L’analyse du marché de collecte des déchets de Nouakchott révèle une fragilité structurelle du dispositif de passation des marchés publics, dès lors que les acteurs institutionnels ne jouent pas pleinement leur rôle de contrôle et de régulation. Ni le Code des marchés publics, ni les documents types tels que le DAO ne prévoient de mécanismes correctifs face à la répétition des irrégularités ayant conduit à trois attributions successives du même marché, toutes contestées, dont deux déjà annulées par la CRD.

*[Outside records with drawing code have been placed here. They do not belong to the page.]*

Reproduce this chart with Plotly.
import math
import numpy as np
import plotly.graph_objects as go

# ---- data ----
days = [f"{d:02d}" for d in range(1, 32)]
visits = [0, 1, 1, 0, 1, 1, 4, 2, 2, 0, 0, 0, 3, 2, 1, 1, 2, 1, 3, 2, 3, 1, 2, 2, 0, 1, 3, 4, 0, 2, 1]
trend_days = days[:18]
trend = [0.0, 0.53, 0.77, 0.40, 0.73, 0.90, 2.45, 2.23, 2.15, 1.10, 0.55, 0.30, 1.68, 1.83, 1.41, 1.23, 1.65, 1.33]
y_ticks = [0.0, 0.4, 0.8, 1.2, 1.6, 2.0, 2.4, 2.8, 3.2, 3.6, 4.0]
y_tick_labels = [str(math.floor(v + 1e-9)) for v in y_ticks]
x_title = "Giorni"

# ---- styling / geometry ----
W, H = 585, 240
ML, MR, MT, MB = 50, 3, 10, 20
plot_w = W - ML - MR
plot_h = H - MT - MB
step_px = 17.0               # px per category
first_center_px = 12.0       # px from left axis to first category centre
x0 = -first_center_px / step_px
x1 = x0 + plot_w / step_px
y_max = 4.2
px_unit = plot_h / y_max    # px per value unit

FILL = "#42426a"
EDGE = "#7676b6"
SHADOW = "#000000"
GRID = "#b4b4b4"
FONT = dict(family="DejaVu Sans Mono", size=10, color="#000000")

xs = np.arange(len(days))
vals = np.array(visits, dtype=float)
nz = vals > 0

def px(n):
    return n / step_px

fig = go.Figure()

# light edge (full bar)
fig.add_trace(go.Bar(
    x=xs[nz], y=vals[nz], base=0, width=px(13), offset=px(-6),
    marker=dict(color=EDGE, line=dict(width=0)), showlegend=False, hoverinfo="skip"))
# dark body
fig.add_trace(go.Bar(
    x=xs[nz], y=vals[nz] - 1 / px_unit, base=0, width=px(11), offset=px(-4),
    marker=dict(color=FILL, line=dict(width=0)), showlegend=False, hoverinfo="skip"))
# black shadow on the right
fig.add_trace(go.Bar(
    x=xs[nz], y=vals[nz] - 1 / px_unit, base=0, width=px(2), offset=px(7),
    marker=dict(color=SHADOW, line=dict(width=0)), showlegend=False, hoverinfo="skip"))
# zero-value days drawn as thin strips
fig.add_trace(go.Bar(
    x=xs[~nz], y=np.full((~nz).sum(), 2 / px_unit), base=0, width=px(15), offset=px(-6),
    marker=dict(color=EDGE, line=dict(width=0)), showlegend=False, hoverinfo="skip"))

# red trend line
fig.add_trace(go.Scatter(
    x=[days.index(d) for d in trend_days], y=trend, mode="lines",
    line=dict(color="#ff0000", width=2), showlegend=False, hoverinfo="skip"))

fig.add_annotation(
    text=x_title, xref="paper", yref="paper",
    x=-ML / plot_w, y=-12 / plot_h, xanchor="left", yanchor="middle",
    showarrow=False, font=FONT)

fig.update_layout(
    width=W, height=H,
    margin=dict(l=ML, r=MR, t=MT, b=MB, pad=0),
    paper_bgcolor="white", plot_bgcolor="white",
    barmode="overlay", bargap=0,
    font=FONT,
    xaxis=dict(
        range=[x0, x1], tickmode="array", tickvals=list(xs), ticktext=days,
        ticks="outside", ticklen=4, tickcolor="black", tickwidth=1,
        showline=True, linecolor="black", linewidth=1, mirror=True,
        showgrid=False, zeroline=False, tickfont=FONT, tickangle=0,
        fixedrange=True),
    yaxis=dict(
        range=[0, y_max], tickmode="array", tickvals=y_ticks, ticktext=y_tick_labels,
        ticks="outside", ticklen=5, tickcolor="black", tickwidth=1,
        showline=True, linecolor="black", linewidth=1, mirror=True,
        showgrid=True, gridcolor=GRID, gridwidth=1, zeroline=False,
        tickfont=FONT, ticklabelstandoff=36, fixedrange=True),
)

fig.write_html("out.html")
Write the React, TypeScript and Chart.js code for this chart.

Cette situation met en évidence les limites du cadre actuel, inopérant en l’absence d’un contrôle rigoureux, d’une mise à jour systématique des documents contractuels — alors même que les nouveaux documents types conformes au Code révisé ne sont toujours pas adoptés — et d’une régulation proactive. L’accumulation des manquements, qu’il s’agisse du défaut de justification des qualifications, des atteintes au principe d’égalité de traitement ou des incohérences administratives, démontre l’urgence d’un renforcement institutionnel, tant au niveau de la CPMP que de l’ARMP et de la CNCMP, afin de restaurer l’efficacité, la crédibilité et la continuité du système de la commande publique.